Riff 1: A–D–A
This progression is as about as simple as they come.
It begins and ends with an A triad and the A string is pedaled throughout; therefore, you can feel pretty confident that the progression is rooted in the key of A. (Note: In addition to analyzing the chord progression, the melody is also very helpful when it comes to determining a song’s key, or I chord; specifically, identifying where the melody ultimately resolves—that is, what note appears at the end of a verse or chorus section.
This note typically is a chord tone [root, 3rd, or 5th.
You’d be surprised by how effective this method can be.
Once we’ve established that A is the I chord, all we have to do is count up the musical alphabet from A to D: A (1), B (2), C (3), D (4).
What we discover is that D is the IV chord. And if we refer back to the section on diatonic major harmony, we know that the IV chord is major in quality, just like the D chord is here. Therefore, A–D–A is a I–IV–I progression in A.
Since this progression is diatonic to A major, we could play any major-type scale throughout: A major (Ionian), A Lydian, A Mixolydian, or A major pentatonic.
Here, A major pentatonic is used exclusively. Over the A triad, the phrase emphasizes the chord’s 3rd and 5th, C# and E, whereas over the D triad, the emphasis shifts to F# and A, which function as the 3rd and 5th of D, respectively.
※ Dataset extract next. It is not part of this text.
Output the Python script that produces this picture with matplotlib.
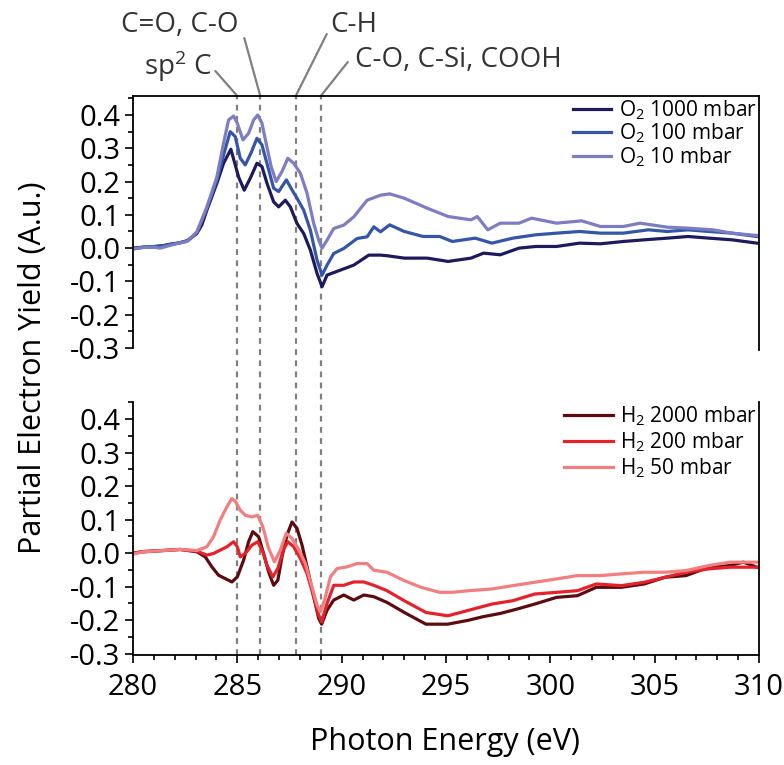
import matplotlib
matplotlib.use("Agg")
import matplotlib.pyplot as plt
from matplotlib.ticker import MultipleLocator

plt.rcParams['font.family'] = ['Open Sans', 'DejaVu Sans']
plt.rcParams['mathtext.fontset'] = 'custom'
plt.rcParams['mathtext.rm'] = 'Open Sans'
plt.rcParams['mathtext.it'] = 'Open Sans:italic'
plt.rcParams['mathtext.bf'] = 'Open Sans:bold'

# ---------------- data ----------------
# O2 panel
e_o2_1000 = [280.0, 280.5, 281.0, 281.5, 281.8, 282.26, 282.6, 283.06, 283.3, 283.54, 284.02, 284.34,
             284.69, 285.06, 285.33, 285.62, 285.94, 286.18, 286.42, 286.74, 286.98, 287.30, 287.54,
             287.86, 288.18, 288.5, 288.82, 289.06, 289.3, 289.94, 290.58, 291.3, 291.86, 292.2,
             293.0, 294.1, 295.1, 296.2, 296.8, 297.6, 298.5, 299.3, 300.3, 301.4, 302.4, 303.5,
             304.5, 305.6, 306.6, 307.6, 308.7, 309.9]
y_o2_1000 = [0.0, 0.003, 0.004, 0.008, 0.012, 0.016, 0.022, 0.044, 0.07, 0.114, 0.195, 0.255,
             0.297, 0.214, 0.174, 0.21, 0.255, 0.245, 0.195, 0.139, 0.124, 0.144, 0.124,
             0.074, 0.044, -0.006, -0.076, -0.116, -0.081, -0.066, -0.051, -0.021, -0.021, -0.023,
             -0.03, -0.03, -0.04, -0.03, -0.015, -0.02, 0.0, 0.005, 0.005, 0.015, 0.013, 0.02,
             0.025, 0.03, 0.035, 0.03, 0.025, 0.015]

e_o2_100 = [280.0, 280.5, 281.0, 281.5, 282.0, 282.6, 283.06, 283.54, 284.02, 284.34, 284.66, 284.9,
            285.14, 285.38, 285.65, 285.94, 286.18, 286.46, 286.74, 286.98, 287.35, 287.62, 287.86,
            288.18, 288.5, 288.82, 289.06, 289.3, 289.62, 290.1, 290.74, 291.22, 291.54, 291.86,
            292.3, 293.0, 293.9, 294.7, 295.3, 296.4, 297.2, 298.2, 299.3, 300.3, 301.4, 302.4,
            303.5, 304.7, 305.6, 306.6, 307.6, 308.7, 309.9]
y_o2_100 = [-0.002, 0.003, 0.005, 0.008, 0.013, 0.022, 0.046, 0.119, 0.205, 0.28, 0.35, 0.335,
            0.27, 0.25, 0.285, 0.33, 0.31, 0.245, 0.18, 0.17, 0.205, 0.175, 0.15,
            0.114, 0.054, -0.036, -0.081, -0.051, -0.016, -0.001, 0.029, 0.034, 0.064, 0.049,
            0.07, 0.05, 0.035, 0.035, 0.02, 0.03, 0.015, 0.03, 0.04, 0.045, 0.05, 0.045,
            0.045, 0.055, 0.05, 0.055, 0.05, 0.045, 0.035]

e_o2_10 = [280.0, 280.5, 281.0, 281.3, 282.0, 282.6, 283.06, 283.54, 284.02, 284.34, 284.58, 284.82,
           285.0, 285.27, 285.54, 285.78, 285.98, 286.18, 286.38, 286.62, 286.86, 287.14, 287.42,
           287.7, 288.02, 288.34, 288.66, 288.9, 289.06, 289.3, 289.62, 290.1, 290.58, 291.22,
           291.86, 292.3, 293.0, 294.1, 295.1, 296.2, 296.5, 297.0, 297.6, 298.5, 299.1, 300.3,
           301.5, 302.4, 303.5, 304.3, 305.6, 306.6, 307.8, 308.7, 309.9]
y_o2_10 = [-0.003, 0.002, 0.003, 0.0, 0.012, 0.02, 0.049, 0.124, 0.214, 0.315, 0.385, 0.397,
           0.375, 0.325, 0.345, 0.385, 0.40, 0.375, 0.315, 0.245, 0.20, 0.23, 0.27,
           0.255, 0.225, 0.165, 0.074, 0.024, 0.0, 0.024, 0.059, 0.069, 0.094, 0.144,
           0.159, 0.163, 0.15, 0.12, 0.095, 0.085, 0.095, 0.055, 0.075, 0.075, 0.09, 0.075,
           0.082, 0.065, 0.065, 0.075, 0.063, 0.06, 0.055, 0.045, 0.038]

# H2 panel
e_h2_2000 = [280.0, 280.5, 281.0, 281.5, 282.26, 283.06, 283.46, 283.78, 284.1, 284.42, 284.74, 285.0,
             285.3, 285.54, 285.74, 286.02, 286.26, 286.5, 286.74, 286.94, 287.14, 287.38, 287.62,
             287.86, 288.1, 288.34, 288.66, 288.9, 289.04, 289.3, 289.62, 290.1, 290.58, 291.06,
             291.54, 292.17, 293.0, 294.04, 295.08, 296.1, 296.75, 297.6, 298.4, 299.25, 300.3,
             301.3, 302.2, 303.4, 304.5, 305.5, 306.5, 307.6, 308.6, 309.25, 309.9]
y_h2_2000 = [0.0, 0.004, 0.006, 0.008, 0.011, 0.004, -0.011, -0.041, -0.066, -0.076, -0.086, -0.071,
             -0.021, 0.034, 0.064, 0.049, -0.001, -0.056, -0.096, -0.081, -0.011, 0.054, 0.093,
             0.074, 0.024, -0.041, -0.13, -0.195, -0.212, -0.17, -0.14, -0.125, -0.14, -0.125,
             -0.13, -0.147, -0.177, -0.212, -0.212, -0.2, -0.19, -0.18, -0.167, -0.152, -0.132,
             -0.127, -0.102, -0.102, -0.092, -0.072, -0.067, -0.042, -0.037, -0.027, -0.042]

e_h2_200 = [280.0, 280.5, 281.0, 281.5, 282.26, 283.06, 283.54, 283.86, 284.18, 284.5, 284.82, 285.0,
            285.14, 285.38, 285.7, 285.98, 286.22, 286.42, 286.7, 286.94, 287.2, 287.42, 287.7,
            288.02, 288.34, 288.66, 288.9, 289.04, 289.3, 289.62, 290.1, 290.58, 291.06, 291.54,
            292.17, 293.0, 294.04, 295.08, 295.7, 296.3, 297.2, 298.2, 299.25, 300.3, 301.3,
            302.2, 303.4, 304.5, 305.5, 306.5, 307.6, 308.6, 309.9]
y_h2_200 = [0.0, 0.005, 0.007, 0.008, 0.011, 0.006, -0.006, -0.001, 0.009, 0.019, 0.034, 0.019,
            -0.011, -0.001, 0.024, 0.034, 0.004, -0.036, -0.071, -0.046, 0.009, 0.034, 0.019,
            -0.016, -0.061, -0.13, -0.185, -0.205, -0.15, -0.096, -0.096, -0.086, -0.086, -0.096,
            -0.112, -0.142, -0.177, -0.187, -0.177, -0.167, -0.152, -0.142, -0.122, -0.117, -0.112,
            -0.092, -0.097, -0.087, -0.072, -0.057, -0.047, -0.042, -0.042]

e_h2_50 = [280.0, 280.5, 281.0, 281.5, 282.26, 283.06, 283.54, 283.86, 284.18, 284.5, 284.74, 284.9,
           285.14, 285.38, 285.7, 285.98, 286.22, 286.5, 286.78, 287.06, 287.34, 287.62, 287.94,
           288.26, 288.58, 288.82, 288.98, 289.18, 289.46, 289.78, 290.26, 290.74, 291.22, 291.54,
           292.17, 293.0, 293.8, 294.7, 295.3, 296.1, 297.2, 298.2, 299.25, 300.3, 301.3, 302.4,
           303.4, 304.5, 305.5, 306.5, 307.6, 308.6, 309.9]
y_h2_50 = [-0.003, 0.004, 0.006, 0.008, 0.011, 0.008, 0.019, 0.049, 0.099, 0.138, 0.163, 0.155,
           0.128, 0.113, 0.108, 0.113, 0.079, 0.014, -0.026, 0.009, 0.059, 0.044, 0.011,
           -0.031, -0.101, -0.155, -0.175, -0.14, -0.071, -0.046, -0.041, -0.031, -0.031, -0.051,
           -0.057, -0.082, -0.102, -0.117, -0.117, -0.112, -0.107, -0.097, -0.087, -0.077, -0.067, -0.067,
           -0.062, -0.057, -0.057, -0.052, -0.037, -0.027, -0.027]

o2_labels = ["O$_\\mathregular{2}$ 1000 mbar", "O$_\\mathregular{2}$ 100 mbar", "O$_\\mathregular{2}$ 10 mbar"]
h2_labels = ["H$_\\mathregular{2}$ 2000 mbar", "H$_\\mathregular{2}$ 200 mbar", "H$_\\mathregular{2}$ 50 mbar"]
o2_colors = ["#1d1b5c", "#3555a6", "#7d7dc2"]
h2_colors = ["#5c0c10", "#e5222b", "#f27f80"]

peak_positions = [285.0, 286.1, 287.8, 289.0]
peak_labels = ["sp$^\\mathregular{2}$ C", "C=O, C-O", "C-H", "C-O, C-Si, COOH"]

# ---------------- figure ----------------
W, H = 784, 765
fig = plt.figure(figsize=(W / 100, H / 100), dpi=100)

def fr(x0, y0, x1, y1):
    return [x0 / W, 1 - y1 / H, (x1 - x0) / W, (y1 - y0) / H]

# overlay for dashed guide lines (drawn behind the panels)
ov = fig.add_axes(fr(133, 96, 759, 655))
ov.set_xlim(280, 310)
ov.set_ylim(0, 1)
ov.axis('off')
for p in peak_positions:
    ov.axvline(p, color="#808080", lw=1.6, ls=(0, (2.6, 2.4)), zorder=0)

ax1 = fig.add_axes(fr(133, 96, 759, 350))
ax2 = fig.add_axes(fr(133, 402, 759, 655))
for a in (ax1, ax2):
    a.patch.set_alpha(0)
    a.set_xlim(280, 310)
    for s in a.spines.values():
        s.set_linewidth(1.3)

ax1.set_ylim(-0.306, 0.457)
ax2.set_ylim(-0.304, 0.451)

lw = 2.3
for e, y, c, l in zip([e_o2_1000, e_o2_100, e_o2_10], [y_o2_1000, y_o2_100, y_o2_10], o2_colors, o2_labels):
    ax1.plot(e, y, color=c, lw=lw, label=l, solid_joinstyle='round')
for e, y, c, l in zip([e_h2_2000, e_h2_200, e_h2_50], [y_h2_2000, y_h2_200, y_h2_50], h2_colors, h2_labels):
    ax2.plot(e, y, color=c, lw=lw, label=l, solid_joinstyle='round')

# spines
ax1.spines['bottom'].set_visible(False)
ax2.spines['top'].set_visible(False)
ax1.spines['left'].set_bounds(-0.3, 0.457)
ax2.spines['left'].set_bounds(-0.3, 0.451)

for a in (ax1, ax2):
    a.yaxis.set_major_locator(MultipleLocator(0.1))
    a.yaxis.set_minor_locator(MultipleLocator(0.05))
    a.tick_params(axis='y', which='major', direction='out', length=6, width=1.2, labelsize=21, pad=3)
    a.tick_params(axis='y', which='minor', direction='out', length=3.5, width=1.2)
    a.set_yticks([-0.3, -0.2, -0.1, 0.0, 0.1, 0.2, 0.3, 0.4])
    a.set_yticklabels(["-0.3", "-0.2", "-0.1", "0.0", "0.1", "0.2", "0.3", "0.4"])

ax1.tick_params(axis='x', which='both', bottom=False, labelbottom=False)
ax2.xaxis.set_major_locator(MultipleLocator(5))
ax2.xaxis.set_minor_locator(MultipleLocator(1))
ax2.tick_params(axis='x', which='major', direction='out', length=6, width=1.2, labelsize=21, pad=7)
ax2.tick_params(axis='x', which='minor', direction='out', length=3.5, width=1.2)

leg1 = ax1.legend(loc='upper right', bbox_to_anchor=(1.0, 1.0), frameon=False, fontsize=15,
                  handlelength=1.8, handletextpad=0.4, labelspacing=0.0, borderaxespad=0.0,
                  borderpad=0.1)
leg2 = ax2.legend(loc='upper right', bbox_to_anchor=(1.0, 1.0), frameon=False, fontsize=15,
                  handlelength=2.35, handletextpad=0.35, labelspacing=0.12, borderaxespad=0.0,
                  borderpad=0.1)
for lg in (leg1, leg2):
    for h in lg.get_lines():
        h.set_linewidth(2.3)

# peak annotations: (line end offset px), (text offset px), ha
px = 0.72
ann = [((-22, 25), (-25, 21), 'right'),
       ((-16, 58), (-22, 64), 'right'),
       ((31, 62), (34, 64), 'left'),
       ((27, 34), (34, 29), 'left')]
for p, lab, (le, to, ha) in zip(peak_positions, peak_labels, ann):
    ov.annotate('', xy=(p, 1.0), xycoords='data', xytext=(le[0] * px, le[1] * px),
                textcoords='offset points',
                arrowprops=dict(arrowstyle='-', color='#808080', lw=1.6, shrinkA=0, shrinkB=0),
                annotation_clip=False)
    ov.annotate(lab, xy=(p, 1.0), xycoords='data', xytext=(to[0] * px, to[1] * px),
                textcoords='offset points', ha=ha, va='baseline', fontsize=20, color='#333333',
                annotation_clip=False)

fig.text(33 / W, 1 - 368 / H, "Partial Electron Yield (A.u.)", rotation=90, ha='center', va='center',
         fontsize=22)
fig.text(445 / W, 1 - 742 / H, "Photon Energy (eV)", ha='center', va='center', fontsize=22)

fig.savefig("out.png", dpi=100)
Since both chords are major, we can play any major-type scale relative to the changes; for example, we could play A major over the A chord, then switch to D Lydian for the D chord.
What we’ve chosen to do here is to stick to A major pentatonic for the A chord and then switch to D major pentatonic for the D chord—a very country-esque move! Similar to the key-center phrase, this one also focuses heavily on chord tones, particularly the 3rd of each chord.
Theory break – fun time
Time to make a break.
You did a good job if you managed to reach this point and understand everything said above.
Here is an example to take a look at.
Riff 2. E-D-A
This blues-rock boogie pattern fluctuates between the 5th and 6th of each chord as it descends the E–D–A progression.
With three major chords present, how do you decides which chord is the tonic?
Well, the tip-off is the whole step between the D and E chords. If you think back to diatonic major-scale harmony, you’ll remember that the IV and V chords are major in quality and a whole-step apart.
If D and E are the IV and V chords, respectively, then A must be the tonic (I chord). Therefore, E–D–A must be a V–IV–I progression in A.
With the progression firmly rooted in A major, we could simply play the A major or A major pentatonic scale throughout.
However, because the riff has a bluesy quality to it, another option is the A minor pentatonic scale.
. This is followed in measure 2 by the root (D), b7th (C), and 5th (A) of D (implying D7), and in measures 3–4 by the root (A), b7th (G), and 5th (E) of A (implying A7). The effect (i.e., mixing major and minor tonalities) results in a very bluesy sound.
In this solo, we use an approach similar to the one used in our keycenter solo. Instead of A minor pentatonic, however, the solo starts with the E blues scale, changes to D blues for the D chord, and wraps up with a run up the extended form of the A minor pentatonic scale. Notice that the opening phrase is mimicked in measure 2.
This is a great tool for lending continuity to your solos while still nailing the chord changes.
Riff 3. A–F#m7–E–D–A
This arpeggiated riff is an extension of our previous progression, E–D– A. The only difference here is that two additional chords, A and F#m7, are tacked onto the beginning. We know a couple of things:
First, the E–D–A progression is rooted in A major. Second, this progression begins and ends with an A triad. One other thing you might recall is that F#m is the relative minor (vi chord) of A. With all of this information, we can confidently state that A–F#m7–E–D–A is a I–vi–V–IV–I progression in the key of A.
For this solo, we’re going to use the fifth-positon, three-notes-perstring A major scale exclusively. Notice that a legato pattern ascends the scale throughout the first three measures, with the root notes of the three chords (A, F#m7, and E) emphasized on beat 1 of each.
Here, we’re simply trying to emphasize the chord changes by landing on the tonic of each chord during the A major scale’s ascent. In measure 4, chord tones are emphasized on beats 1 (F#) and 3 (D) before resolving to the key’s root (A) in measure 5.
This solo starts with notes from the A major pentatonic scale (A–B– C#–E–F#) before shifting to the F# minor pentatonic scale (F#–A–B–C#–E) for the F#m7 chord change. Here’s the catch: they’re the same scale! Remember: A major and F# minor are relative scales—they share the same notes.
Notice, however, that as the chords change from A to F#m7, the phrase begins to highlight different pitches, particularly the F# note at fret 4 of string 4. In measure 3, the phrase climbs up an extended form of the E major pentatonic scale to nail the E chord change before resolving the solo via quick descent of the D major pentatonic scale in seventh position.